- [The problem]: Output the material below unchanged, apart from leaving out the pictures.

•••

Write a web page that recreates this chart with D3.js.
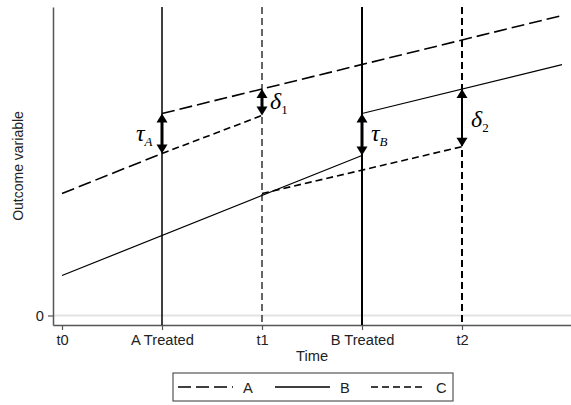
<!DOCTYPE html>
<html>
<head>
<meta charset="utf-8">
<script src="https://cdn.jsdelivr.net/npm/d3@7"></script>
<style>
  html, body { margin: 0; padding: 0; background: #fff; }
  svg { display: block; }
</style>
</head>
<body>
<svg id="chart" width="571" height="405"></svg>
<script>
// ---- data ----
const xTickValues = [0, 1, 2, 3, 4];
const xTickLabels = ["t0", "A Treated", "t1", "B Treated", "t2"];
const yTickValues = [0];
const yTickLabels = ["0"];

// Series A (long dash): pre and post treatment
const seriesA_pre  = [{t: 0, y: 3.05}, {t: 1, y: 4.05}];
const seriesA_post = [{t: 1, y: 5.05}, {t: 5, y: 7.5}];
// Series B (solid)
const seriesB_pre  = [{t: 0, y: 1.0}, {t: 3, y: 4.0}];
const seriesB_post = [{t: 3, y: 5.05}, {t: 5, y: 6.27}];
// Series C (short dash): counterfactual segments
const seriesC_1 = [{t: 1, y: 4.05}, {t: 2, y: 5.0}];
const seriesC_2 = [{t: 2, y: 3.05}, {t: 4, y: 4.22}];

// Event lines
const eventLines = [
  {t: 1, style: "solid", w: 1.5},
  {t: 2, style: "dash", w: 1.2},
  {t: 3, style: "solid", w: 2},
  {t: 4, style: "dash", w: 2}
];
// Effect arrows
const arrows = [
  {t: 1, y0: 4.05, y1: 5.05, w: 3, sym: "τ", sub: "A", subItalic: true,  lx: -26, ly: 4.55},
  {t: 2, y0: 5.0,  y1: 5.66, w: 3, sym: "δ", sub: "1", subItalic: false, lx: 8,   ly: 5.33},
  {t: 3, y0: 4.0,  y1: 5.05, w: 3, sym: "τ", sub: "B", subItalic: true,  lx: 9,   ly: 4.55},
  {t: 4, y0: 4.22, y1: 5.66, w: 2, sym: "δ", sub: "2", subItalic: false, lx: 9,   ly: 4.9}
];
const legendItems = [
  {label: "A", dash: "13,5"},
  {label: "B", dash: null},
  {label: "C", dash: "7,4"}
];

// ---- layout ----
const svg = d3.select("#chart");
const pLeft = 53, pRight = 571, pTop = 7, pBottom = 325;
const x = d3.scaleLinear().domain([-0.09, 5.09]).range([pLeft, pRight]);
const y = d3.scaleLinear().domain([-0.2375, 7.7125]).range([pBottom, pTop]);
const font = "'Liberation Sans', Arial, Helvetica, sans-serif";
const serif = "'Liberation Serif', 'Times New Roman', serif";

// gridline at 0
svg.append("line")
  .attr("x1", pLeft).attr("x2", pRight)
  .attr("y1", y(0)).attr("y2", y(0))
  .attr("stroke", "#e3e3e3").attr("stroke-width", 2);

// axes
const xAxis = d3.axisBottom(x).tickValues(xTickValues)
  .tickFormat((d, i) => xTickLabels[i]).tickSize(5).tickSizeOuter(0);
const gx = svg.append("g").attr("transform", `translate(0,${pBottom})`).call(xAxis);
gx.select(".domain").attr("stroke", "#555").attr("stroke-width", 1.5);
gx.selectAll(".tick line").attr("stroke", "#555").attr("stroke-width", 1.2);
gx.selectAll(".tick text").attr("font-family", font).attr("font-size", 14.7)
  .attr("fill", "#222").attr("dy", "0.82em");

const yAxis = d3.axisLeft(y).tickValues(yTickValues)
  .tickFormat((d, i) => yTickLabels[i]).tickSize(5).tickSizeOuter(0);
const gy = svg.append("g").attr("transform", `translate(${pLeft},0)`).call(yAxis);
gy.select(".domain").attr("stroke", "#555").attr("stroke-width", 1.5);
gy.selectAll(".tick line").attr("stroke", "#555").attr("stroke-width", 1.2);
gy.selectAll(".tick text").attr("font-family", font).attr("font-size", 14.7)
  .attr("fill", "#222").attr("x", -9);

// axis titles
svg.append("text").attr("x", 312).attr("y", 361).attr("text-anchor", "middle")
  .attr("font-family", font).attr("font-size", 14.7).attr("fill", "#222").text("Time");
svg.append("text").attr("transform", `translate(23,${(pTop + pBottom) / 2}) rotate(-90)`)
  .attr("text-anchor", "middle").attr("font-family", font).attr("font-size", 14)
  .attr("fill", "#222").text("Outcome variable");

// event vertical lines
svg.append("g").selectAll("line").data(eventLines).join("line")
  .attr("x1", d => x(d.t)).attr("x2", d => x(d.t))
  .attr("y1", pTop).attr("y2", pBottom)
  .attr("stroke", "#000").attr("stroke-width", d => d.w)
  .attr("stroke-dasharray", d => d.style === "dash" ? "7,4" : null);

// series lines
const line = d3.line().x(d => x(d.t)).y(d => y(d.y));
const segs = [
  {pts: seriesA_pre, dash: "13,5", w: 1.6},
  {pts: seriesA_post, dash: "13,5", w: 1.6},
  {pts: seriesB_pre, dash: null, w: 1.2},
  {pts: seriesB_post, dash: null, w: 1.2},
  {pts: seriesC_1, dash: "7,4", w: 1.6},
  {pts: seriesC_2, dash: "7,4", w: 1.6}
];
svg.append("g").selectAll("path").data(segs).join("path")
  .attr("d", d => line(d.pts)).attr("fill", "none")
  .attr("stroke", "#000").attr("stroke-width", d => d.w)
  .attr("stroke-dasharray", d => d.dash);

// arrows
const ag = svg.append("g");
arrows.forEach(a => {
  const cx = x(a.t), ya = y(a.y1), yb = y(a.y0); // ya top, yb bottom
  const hl = 9, hw = 5.5;
  ag.append("line").attr("x1", cx).attr("x2", cx)
    .attr("y1", ya + hl - 1).attr("y2", yb - hl + 1)
    .attr("stroke", "#000").attr("stroke-width", a.w);
  ag.append("path").attr("d", `M${cx},${ya} L${cx - hw},${ya + hl} L${cx + hw},${ya + hl} Z`).attr("fill", "#000");
  ag.append("path").attr("d", `M${cx},${yb} L${cx - hw},${yb - hl} L${cx + hw},${yb - hl} Z`).attr("fill", "#000");
  const t = ag.append("text").attr("x", cx + a.lx).attr("y", y(a.ly) + 7)
    .attr("font-family", serif).attr("font-size", 24).attr("fill", "#000");
  t.append("tspan").attr("font-style", "italic").text(a.sym);
  t.append("tspan").attr("font-size", 13).attr("dy", 5)
    .attr("font-style", a.subItalic ? "italic" : "normal").text(a.sub);
});

// legend
const lg = svg.append("g");
lg.append("rect").attr("x", 173).attr("y", 373).attr("width", 280).attr("height", 28)
  .attr("fill", "#fff").attr("stroke", "#555").attr("stroke-width", 1.2);
const lx0 = [178, 275, 371];
legendItems.forEach((it, i) => {
  lg.append("line").attr("x1", lx0[i]).attr("x2", lx0[i] + 55)
    .attr("y1", 387).attr("y2", 387).attr("stroke", "#000").attr("stroke-width", 1.5)
    .attr("stroke-dasharray", it.dash);
  lg.append("text").attr("x", lx0[i] + 65).attr("y", 392.5)
    .attr("font-family", font).attr("font-size", 14.7).attr("fill", "#222").text(it.label);
});
</script>
</body>
</html>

•••

- [Response for this exercise]:
Write a web page that recreates this chart with D3.js.
<!DOCTYPE html>
<html>
<head>
<meta charset="utf-8">
<script src="https://cdn.jsdelivr.net/npm/d3@7"></script>
<style>
  html, body { margin: 0; padding: 0; background: #fff; }
  svg { display: block; }
</style>
</head>
<body>
<svg id="chart" width="571" height="405"></svg>
<script>
// ---- data ----
const xTickValues = [0, 1, 2, 3, 4];
const xTickLabels = ["t0", "A Treated", "t1", "B Treated", "t2"];
const yTickValues = [0];
const yTickLabels = ["0"];

// Series A (long dash): pre and post treatment
const seriesA_pre  = [{t: 0, y: 3.05}, {t: 1, y: 4.05}];
const seriesA_post = [{t: 1, y: 5.05}, {t: 5, y: 7.5}];
// Series B (solid)
const seriesB_pre  = [{t: 0, y: 1.0}, {t: 3, y: 4.0}];
const seriesB_post = [{t: 3, y: 5.05}, {t: 5, y: 6.27}];
// Series C (short dash): counterfactual segments
const seriesC_1 = [{t: 1, y: 4.05}, {t: 2, y: 5.0}];
const seriesC_2 = [{t: 2, y: 3.05}, {t: 4, y: 4.22}];

// Event lines
const eventLines = [
  {t: 1, style: "solid", w: 1.5},
  {t: 2, style: "dash", w: 1.2},
  {t: 3, style: "solid", w: 2},
  {t: 4, style: "dash", w: 2}
];
// Effect arrows
const arrows = [
  {t: 1, y0: 4.05, y1: 5.05, w: 3, sym: "τ", sub: "A", subItalic: true,  lx: -26, ly: 4.55},
  {t: 2, y0: 5.0,  y1: 5.66, w: 3, sym: "δ", sub: "1", subItalic: false, lx: 8,   ly: 5.33},
  {t: 3, y0: 4.0,  y1: 5.05, w: 3, sym: "τ", sub: "B", subItalic: true,  lx: 9,   ly: 4.55},
  {t: 4, y0: 4.22, y1: 5.66, w: 2, sym: "δ", sub: "2", subItalic: false, lx: 9,   ly: 4.9}
];
const legendItems = [
  {label: "A", dash: "13,5"},
  {label: "B", dash: null},
  {label: "C", dash: "7,4"}
];

// ---- layout ----
const svg = d3.select("#chart");
const pLeft = 53, pRight = 571, pTop = 7, pBottom = 325;
const x = d3.scaleLinear().domain([-0.09, 5.09]).range([pLeft, pRight]);
const y = d3.scaleLinear().domain([-0.2375, 7.7125]).range([pBottom, pTop]);
const font = "'Liberation Sans', Arial, Helvetica, sans-serif";
const serif = "'Liberation Serif', 'Times New Roman', serif";

// gridline at 0
svg.append("line")
  .attr("x1", pLeft).attr("x2", pRight)
  .attr("y1", y(0)).attr("y2", y(0))
  .attr("stroke", "#e3e3e3").attr("stroke-width", 2);

// axes
const xAxis = d3.axisBottom(x).tickValues(xTickValues)
  .tickFormat((d, i) => xTickLabels[i]).tickSize(5).tickSizeOuter(0);
const gx = svg.append("g").attr("transform", `translate(0,${pBottom})`).call(xAxis);
gx.select(".domain").attr("stroke", "#555").attr("stroke-width", 1.5);
gx.selectAll(".tick line").attr("stroke", "#555").attr("stroke-width", 1.2);
gx.selectAll(".tick text").attr("font-family", font).attr("font-size", 14.7)
  .attr("fill", "#222").attr("dy", "0.82em");

const yAxis = d3.axisLeft(y).tickValues(yTickValues)
  .tickFormat((d, i) => yTickLabels[i]).tickSize(5).tickSizeOuter(0);
const gy = svg.append("g").attr("transform", `translate(${pLeft},0)`).call(yAxis);
gy.select(".domain").attr("stroke", "#555").attr("stroke-width", 1.5);
gy.selectAll(".tick line").attr("stroke", "#555").attr("stroke-width", 1.2);
gy.selectAll(".tick text").attr("font-family", font).attr("font-size", 14.7)
  .attr("fill", "#222").attr("x", -9);

// axis titles
svg.append("text").attr("x", 312).attr("y", 361).attr("text-anchor", "middle")
  .attr("font-family", font).attr("font-size", 14.7).attr("fill", "#222").text("Time");
svg.append("text").attr("transform", `translate(23,${(pTop + pBottom) / 2}) rotate(-90)`)
  .attr("text-anchor", "middle").attr("font-family", font).attr("font-size", 14)
  .attr("fill", "#222").text("Outcome variable");

// event vertical lines
svg.append("g").selectAll("line").data(eventLines).join("line")
  .attr("x1", d => x(d.t)).attr("x2", d => x(d.t))
  .attr("y1", pTop).attr("y2", pBottom)
  .attr("stroke", "#000").attr("stroke-width", d => d.w)
  .attr("stroke-dasharray", d => d.style === "dash" ? "7,4" : null);

// series lines
const line = d3.line().x(d => x(d.t)).y(d => y(d.y));
const segs = [
  {pts: seriesA_pre, dash: "13,5", w: 1.6},
  {pts: seriesA_post, dash: "13,5", w: 1.6},
  {pts: seriesB_pre, dash: null, w: 1.2},
  {pts: seriesB_post, dash: null, w: 1.2},
  {pts: seriesC_1, dash: "7,4", w: 1.6},
  {pts: seriesC_2, dash: "7,4", w: 1.6}
];
svg.append("g").selectAll("path").data(segs).join("path")
  .attr("d", d => line(d.pts)).attr("fill", "none")
  .attr("stroke", "#000").attr("stroke-width", d => d.w)
  .attr("stroke-dasharray", d => d.dash);

// arrows
const ag = svg.append("g");
arrows.forEach(a => {
  const cx = x(a.t), ya = y(a.y1), yb = y(a.y0); // ya top, yb bottom
  const hl = 9, hw = 5.5;
  ag.append("line").attr("x1", cx).attr("x2", cx)
    .attr("y1", ya + hl - 1).attr("y2", yb - hl + 1)
    .attr("stroke", "#000").attr("stroke-width", a.w);
  ag.append("path").attr("d", `M${cx},${ya} L${cx - hw},${ya + hl} L${cx + hw},${ya + hl} Z`).attr("fill", "#000");
  ag.append("path").attr("d", `M${cx},${yb} L${cx - hw},${yb - hl} L${cx + hw},${yb - hl} Z`).attr("fill", "#000");
  const t = ag.append("text").attr("x", cx + a.lx).attr("y", y(a.ly) + 7)
    .attr("font-family", serif).attr("font-size", 24).attr("fill", "#000");
  t.append("tspan").attr("font-style", "italic").text(a.sym);
  t.append("tspan").attr("font-size", 13).attr("dy", 5)
    .attr("font-style", a.subItalic ? "italic" : "normal").text(a.sub);
});

// legend
const lg = svg.append("g");
lg.append("rect").attr("x", 173).attr("y", 373).attr("width", 280).attr("height", 28)
  .attr("fill", "#fff").attr("stroke", "#555").attr("stroke-width", 1.2);
const lx0 = [178, 275, 371];
legendItems.forEach((it, i) => {
  lg.append("line").attr("x1", lx0[i]).attr("x2", lx0[i] + 55)
    .attr("y1", 387).attr("y2", 387).attr("stroke", "#000").attr("stroke-width", 1.5)
    .attr("stroke-dasharray", it.dash);
  lg.append("text").attr("x", lx0[i] + 65).attr("y", 392.5)
    .attr("font-family", font).attr("font-size", 14.7).attr("fill", "#222").text(it.label);
});
</script>
</body>
</html>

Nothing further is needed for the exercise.